Sources & compilation
How raw material becomes a graph of grounded claims.
Sources
A source is the origin of a piece of knowledge — a file, a document, a URL, a chat message, an API response. Each source is indexed by its URI and content-addressed with a BLAKE3 hash, so the engine can tell when a source has changed and only re-process what's different.
A source carries metadata the rest of the system relies on: its type, author, content hash, byte size, and a trust level. Registering a source does not extract anything yet — it records where the knowledge comes from.
Compilation
Compilation is the pipeline that turns sources into graph content. For each source, the engine:
- Parses the bytes into spans.
- Derives witnesses — content-addressed units of primary bytes produced by named rules from a fixed catalog (see claims & witnesses).
- Extracts claims — atomic, typed statements, each locked to the span it came from, with a confidence score.
- Links entities and relations — the named things claims mention, and the typed edges between them.
- Admits the result through the engine's grounding checks before it becomes part of the queryable graph.

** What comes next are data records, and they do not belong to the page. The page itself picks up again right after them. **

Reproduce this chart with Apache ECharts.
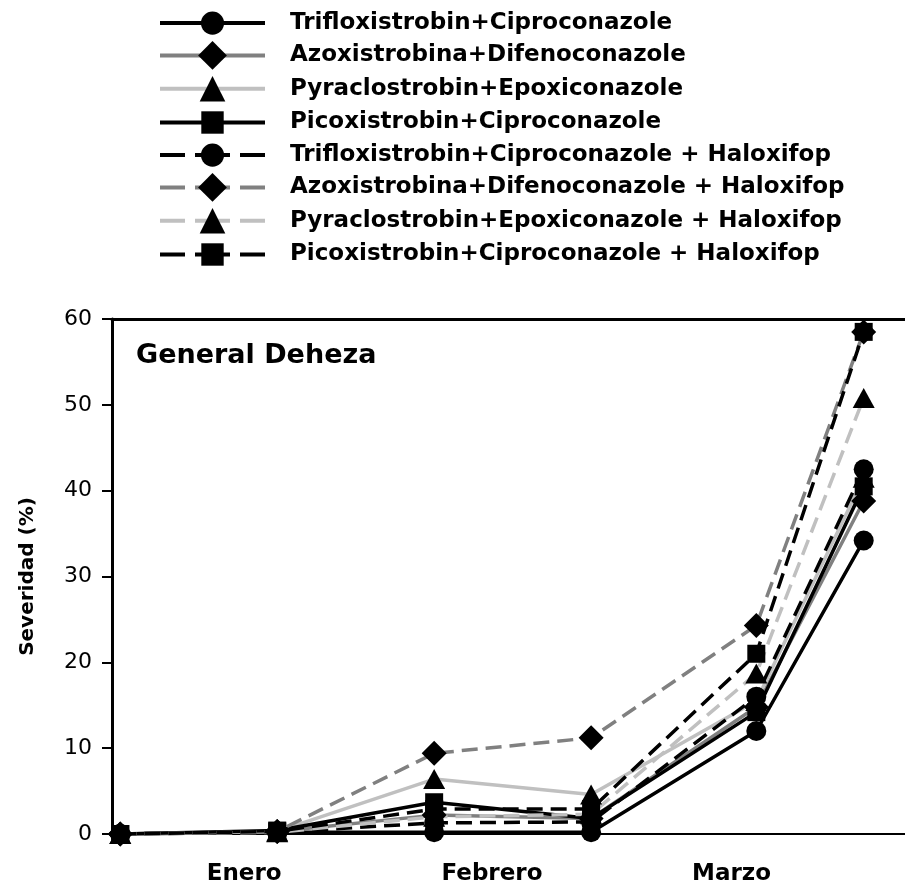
<!DOCTYPE html>
<html>
<head>
<meta charset="utf-8">
<script src="https://cdn.jsdelivr.net/npm/echarts@6/dist/echarts.min.js"></script>
<style>
html,body{margin:0;padding:0;background:#fff;}
#chart{width:905px;height:886px;}
</style>
</head>
<body>
<div id="chart"></div>
<script>
// Sampling dates, in days since 1 January
const sampleDays = [1, 20, 39, 58, 78, 91];
// Month labels and the day they are centred on
const monthLabels = ['Enero', 'Febrero', 'Marzo'];
const monthDays = [16, 46, 75];
// Severidad (%) per treatment
const triflox  = [0, 0.2, 0.2, 0.2, 12.0, 34.2];
const azox     = [0, 0.3, 2.2, 1.8, 14.8, 38.8];
const pyrac    = [0, 0.3, 6.4, 4.6, 15.5, 41.5];
const picox    = [0, 0.4, 3.7, 1.8, 14.2, 40.5];
const trifloxH = [0, 0.2, 1.3, 1.4, 16.0, 42.5];
const azoxH    = [0, 0.3, 9.4, 11.2, 24.3, 58.5];
const pyracH   = [0, 0.2, 2.0, 2.3, 18.7, 50.8];
const picoxH   = [0, 0.3, 2.9, 2.9, 21.0, 58.5];
const seriesNames = [
  'Trifloxistrobin+Ciproconazole',
  'Azoxistrobina+Difenoconazole',
  'Pyraclostrobin+Epoxiconazole',
  'Picoxistrobin+Ciproconazole',
  'Trifloxistrobin+Ciproconazole + Haloxifop',
  'Azoxistrobina+Difenoconazole + Haloxifop',
  'Pyraclostrobin+Epoxiconazole + Haloxifop',
  'Picoxistrobin+Ciproconazole + Haloxifop'
];
const seriesValues = [triflox, azox, pyrac, picox, trifloxH, azoxH, pyracH, picoxH];

const FONT = 'DejaVu Sans';
const lineColors = ['#000000', '#808080', '#c0c0c0', '#000000'];
const symbols = ['circle', 'diamond', 'triangle', 'rect'];
const symbolSizes = [20, [25, 25], [22, 20], 18];
const legendIconHeights = [29, 36, 32, 28];

const series = seriesNames.map((name, i) => {
  const k = i % 4;
  const dashed = i >= 4;
  return {
    name: name,
    type: 'line',
    data: sampleDays.map((d, j) => [d, seriesValues[i][j]]),
    symbol: symbols[k],
    symbolSize: symbolSizes[k],
    showAllSymbol: true,
    itemStyle: { color: '#000000' },
    lineStyle: { color: lineColors[k], width: 3.5, type: dashed ? [16, 8] : 'solid' },
    emphasis: { disabled: true },
    animation: false
  };
});

const legends = seriesNames.map((name, i) => {
  const h = legendIconHeights[i % 4];
  const dashed = i >= 4;
  return {
    orient: 'vertical',
    left: 158,
    top: 26 + 33 * i - h / 2,
    itemWidth: 105,
    itemHeight: h,
    padding: 0,
    data: [name],
    selectedMode: false,
    lineStyle: { width: 4, type: dashed ? [25, 10, 35, 10] : 'solid' },
    textStyle: {
      fontFamily: FONT, fontWeight: 'bold', fontSize: 23, color: '#000',
      padding: [0, 0, 0, 20]
    }
  };
});

const chart = echarts.init(document.getElementById('chart'));
chart.setOption({
  backgroundColor: '#ffffff',
  animation: false,
  title: {
    text: 'General Deheza',
    left: 136,
    top: 342,
    padding: 0,
    textStyle: { fontFamily: FONT, fontWeight: 'bold', fontSize: 27, color: '#000' }
  },
  legend: legends,
  grid: { left: 112, right: 0, top: 319, bottom: 51, containLabel: false },
  xAxis: [{
    type: 'value',
    min: 0,
    max: 96,
    splitLine: { show: false },
    axisTick: { show: false },
    axisLine: { show: true, onZero: false, lineStyle: { color: '#000', width: 2 } },
    axisLabel: {
      customValues: monthDays,
      formatter: function (v) { const idx = monthDays.indexOf(v); return idx >= 0 ? monthLabels[idx] : ''; },
      fontFamily: FONT, fontWeight: 'bold', fontSize: 23, color: '#000', margin: 29
    }
  }, {
    type: 'value',
    position: 'top',
    min: 0,
    max: 96,
    splitLine: { show: false },
    axisTick: { show: false },
    axisLabel: { show: false },
    axisLine: { show: true, onZero: false, lineStyle: { color: '#000', width: 3 } }
  }],
  yAxis: {
    type: 'value',
    min: 0,
    max: 60,
    interval: 10,
    name: 'Severidad (%)',
    nameLocation: 'middle',
    nameGap: 74,
    nameRotate: 90,
    nameTextStyle: { fontFamily: FONT, fontWeight: 'bold', fontSize: 20, color: '#000' },
    splitLine: { show: false },
    axisLine: { show: true, onZero: false, lineStyle: { color: '#000', width: 3 } },
    axisTick: { show: true, inside: false, length: 10, lineStyle: { color: '#000', width: 2 } },
    axisLabel: { fontFamily: FONT, fontSize: 22, color: '#000', margin: 20 }
  },
  series: series
});
</script>
</body>
</html>
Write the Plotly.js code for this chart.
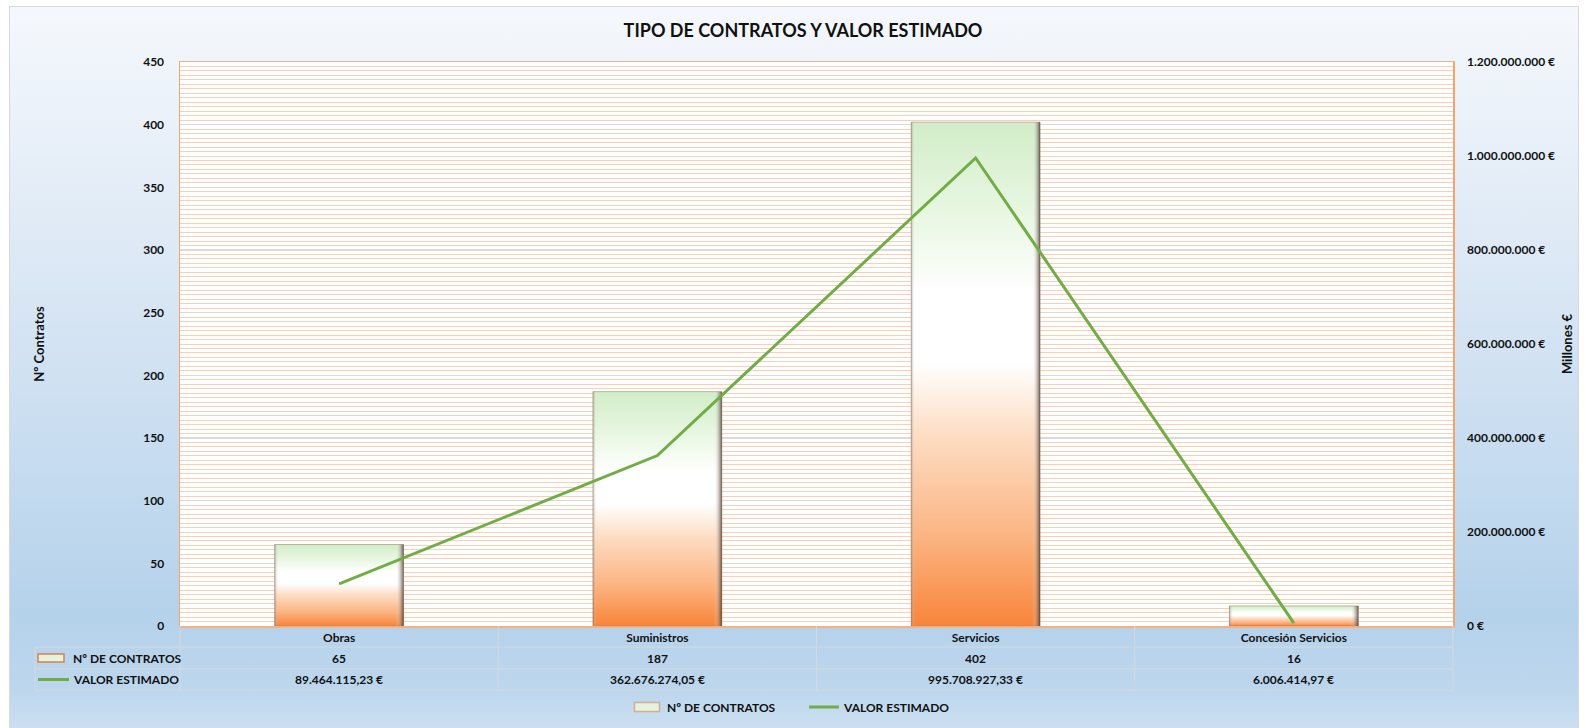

Compilation is idempotent and incremental: re-compiling an unchanged source is a no-op, and changing one file only re-processes what depends on it.
Triggering a compile
Compile from the Sources tab in the Console, the POST /api/v1/ws/{ws}/compile
REST endpoint (streaming variant at /compile/stream), the compile MCP tool,
or root compile <path> on the CLI. The CLI also supports --watch to
recompile on file changes.
Incremental and honest
Two properties make compilation trustworthy:
- Content addressing means re-ingesting the same bytes never duplicates
knowledge — witnesses dedupe by
BLAKE3(rule ‖ spans). - Admission checks mean a claim that can't be grounded back to its source doesn't silently enter the graph. If nothing could be extracted, the result is empty — not invented.